中国民生投資集団(中民投、CMIG)のデフォルトは、多くの点で教訓を残している。

    「一帯一路」関連ビジネスが上手くいかなかったことだ。過剰な投資に対するリターンが少なかったこと。その資金源が短期資金による調達であったこと。

 

    『一帯一路』のような低開発国向けのビジネスは、軌道に乗るまで長期期間を要する。この資金は、長期の調達でなければならないものの、CMIGの信用力が乏しく長期資金調達ができなかった。
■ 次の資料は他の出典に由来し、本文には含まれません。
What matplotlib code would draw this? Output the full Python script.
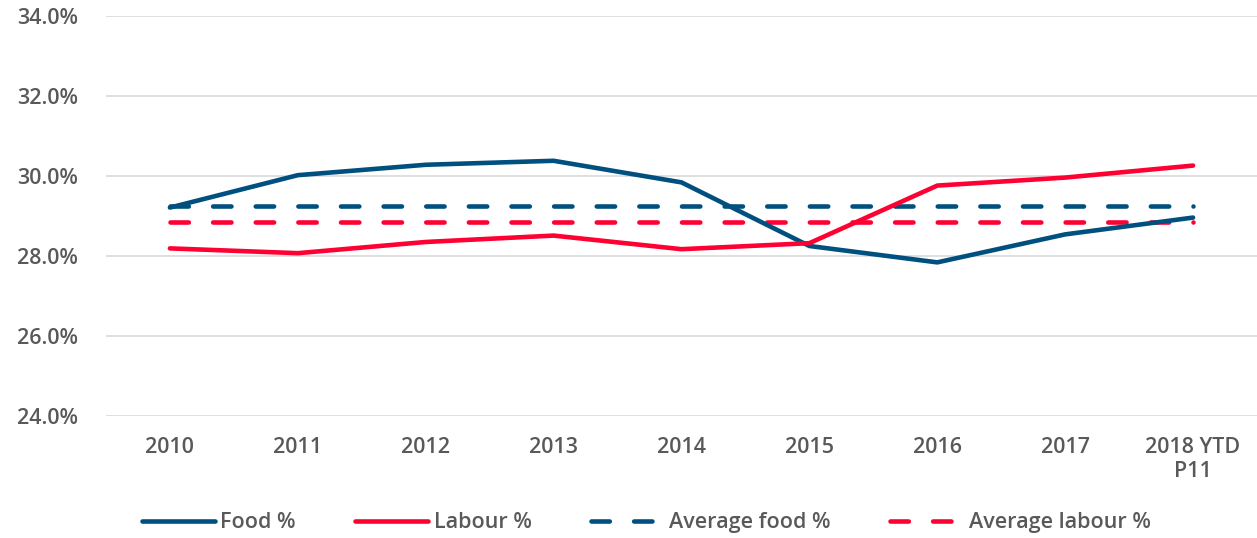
import numpy as np
import matplotlib.pyplot as plt

years = ['2010', '2011', '2012', '2013', '2014', '2015', '2016', '2017', '2018 YTD\nP11']
food_pct = [29.21, 30.02, 30.28, 30.38, 29.84, 28.25, 27.84, 28.54, 28.96]
labour_pct = [28.19, 28.07, 28.35, 28.51, 28.17, 28.32, 29.76, 29.96, 30.26]

BLUE = '#00507F'
RED = '#FF0033'
GREY = '#595959'

plt.rcParams['font.family'] = ['Open Sans', 'DejaVu Sans']

fig = plt.figure(figsize=(12.57, 5.38), dpi=100)
ax = fig.add_axes([0.0843, 0.2268, 0.9157, 0.7435])

x = np.arange(len(years))
avg_food = np.mean(food_pct)
avg_labour = np.mean(labour_pct)

ax.plot(x, food_pct, color=BLUE, lw=3.3, solid_capstyle='round', label='Food %', zorder=3)
ax.plot(x, labour_pct, color=RED, lw=3.3, solid_capstyle='round', label='Labour %', zorder=3)
ax.plot(x, [avg_food] * len(x), color=BLUE, lw=3.3, dashes=(4.0, 5.3),
        dash_capstyle='round', label='Average food %', zorder=2)
ax.plot(x, [avg_labour] * len(x), color=RED, lw=3.3, dashes=(4.0, 5.3),
        dash_capstyle='round', label='Average labour %', zorder=2)

ax.set_xlim(-0.5, len(years) - 0.5)
ax.set_ylim(24, 34)
ax.set_yticks(np.arange(24, 34.1, 2))
ax.set_yticklabels([f'{v:.1f}%' for v in np.arange(24, 34.1, 2)])
ax.set_xticks(x)
ax.set_xticklabels(years, linespacing=1.2)

ax.grid(axis='y', color='#D9D9D9', lw=1.2)
ax.set_axisbelow(True)
for s in ax.spines.values():
    s.set_visible(False)
ax.tick_params(axis='both', length=0, labelsize=15.5, colors=GREY, labelcolor=GREY)
ax.tick_params(axis='y', pad=20)
ax.tick_params(axis='x', pad=15)
for lbl in ax.get_xticklabels() + ax.get_yticklabels():
    lbl.set_fontweight('semibold')

leg = fig.legend(loc='center', bbox_to_anchor=(0.514, 0.028), ncol=4, frameon=False,
                 handlelength=3.4, handletextpad=0.25, columnspacing=2.75,
                 prop={'weight': 'semibold', 'size': 15.5})
for t in leg.get_texts():
    t.set_color(GREY)

fig.savefig('out.png', dpi=100)
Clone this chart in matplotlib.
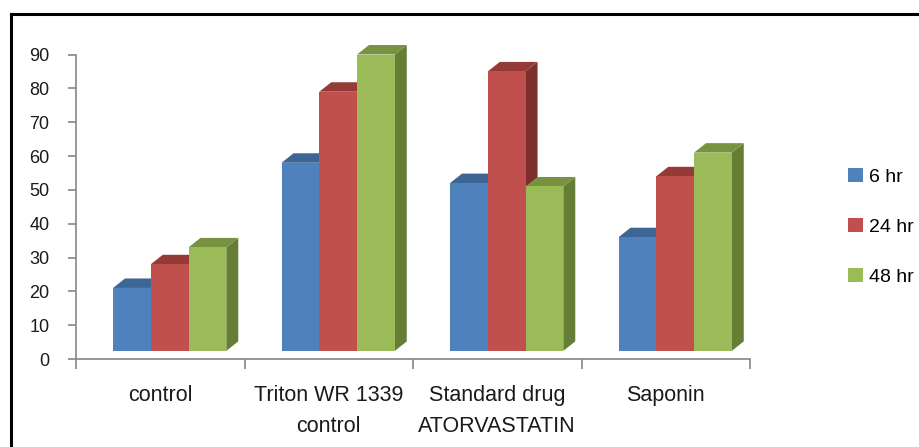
import matplotlib
matplotlib.use("Agg")
import matplotlib.pyplot as plt
from matplotlib.patches import Polygon, Patch
from matplotlib.lines import Line2D
import numpy as np

# data
categories = ["control", "Triton WR 1339\ncontrol", "Standard drug\nATORVASTATIN", "Saponin"]
series_names = ["6 hr", "24 hr", "48 hr"]
hr6 = [21, 58, 52, 36]
hr24 = [28, 79, 85, 54]
hr48 = [33, 90, 51, 61]
y_ticks = [0, 10, 20, 30, 40, 50, 60, 70, 80, 90]

# front / top / side shades for the pseudo-3D columns
front_cols = ["#4F81BD", "#C0504D", "#9BBB59"]
top_cols = ["#3D6596", "#963A38", "#78933F"]
side_cols = ["#375B88", "#7C2F2D", "#667D35"]

plt.rcParams['font.family'] = ['Liberation Sans', 'DejaVu Sans']

fig = plt.figure(figsize=(9.19, 4.47), dpi=100)
ax = fig.add_axes([76/919, 1 - 359/447, (750 - 76)/919, (359 - 54.5)/447])

bar_w = 0.224
first_left = 0.22
floor = 2.4      # columns sit slightly above the axis line
dx, dy = 0.071, 2.8   # depth of the top and side faces

values = [hr6, hr24, hr48]
for i in range(len(categories)):
    for k in range(3):
        v = values[k][i]
        x0 = i + first_left + k * bar_w
        x1 = x0 + bar_w
        side = Polygon([(x1, floor), (x1 + dx, floor + dy), (x1 + dx, v + dy), (x1, v)],
                       closed=True, facecolor=side_cols[k], edgecolor='none',
                       zorder=3 + k, clip_on=False)
        top = Polygon([(x0, v), (x0 + dx, v + dy), (x1 + dx, v + dy), (x1, v)],
                      closed=True, facecolor=top_cols[k], edgecolor='none',
                      zorder=3 + k, clip_on=False)
        ax.add_patch(side)
        ax.add_patch(top)
        ax.bar(x0, v - floor, width=bar_w, bottom=floor, align='edge',
               color=front_cols[k], edgecolor='none', zorder=3 + k, clip_on=False)

ax.set_xlim(0, 4)
ax.set_ylim(0, 90)
ax.set_yticks(y_ticks)
ax.set_xticks([0, 1, 2, 3, 4])
ax.set_xticklabels([])
ax.set_xticks(np.arange(len(categories)) + 0.5, minor=True)
ax.set_xticklabels(categories, minor=True, fontsize=15.5, color='#1a1a1a', linespacing=1.6)
ax.tick_params(axis='x', which='minor', length=0, pad=19)
ax.tick_params(axis='x', which='major', length=7, width=1.2, color='#868686', direction='out')
ax.tick_params(axis='y', length=6, width=1.2, color='#868686', direction='out',
               labelsize=13, pad=13, labelcolor='#1a1a1a')

for s in ['top', 'right']:
    ax.spines[s].set_visible(False)
for s in ['left', 'bottom']:
    ax.spines[s].set_color('#868686')
    ax.spines[s].set_linewidth(1.2)

handles = [Patch(facecolor=c, edgecolor='none') for c in front_cols]
fig.legend(handles, series_names, loc='center left', bbox_to_anchor=(848/919, 1 - 227/447),
           frameon=False, fontsize=14, handlelength=0.75, handleheight=0.75,
           handletextpad=0.35, labelspacing=1.65, borderpad=0, borderaxespad=0)

# outer frame (top and left edges)
fig.add_artist(Line2D([11/919, 1], [1 - 14/447, 1 - 14/447], color='black', lw=2.2,
                      transform=fig.transFigure))
fig.add_artist(Line2D([11/919, 11/919], [0, 1 - 14/447], color='black', lw=2.2,
                      transform=fig.transFigure))

fig.savefig("out.png", dpi=100)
その欠陥を補うべく短期資金調達に乗り出した典型的な失敗例である。

 

(2)「中国の格付け会社、上海新世紀資信評估投資服務(上海ブリリアンス)は昨年10月のリポートで、中民投の2018年16月期売上高が144億元に半減し、純利益は77%減の12億6000万元に落ち込んだと指摘。昨年6月末時点の債務残高は134%増の2321億元に達する一方、資産総額は3096億元だと述べていた」

 

一帯一路事業が不振である結果が、このような事態を招いた理由である。中国が、闇雲に一帯一路へ乗り出したことが、大きな負担になってきた証拠であろう。発展途上国経済を、発展途上国の中国が支えることなど、最初から不可能であった。当然の結果と言える。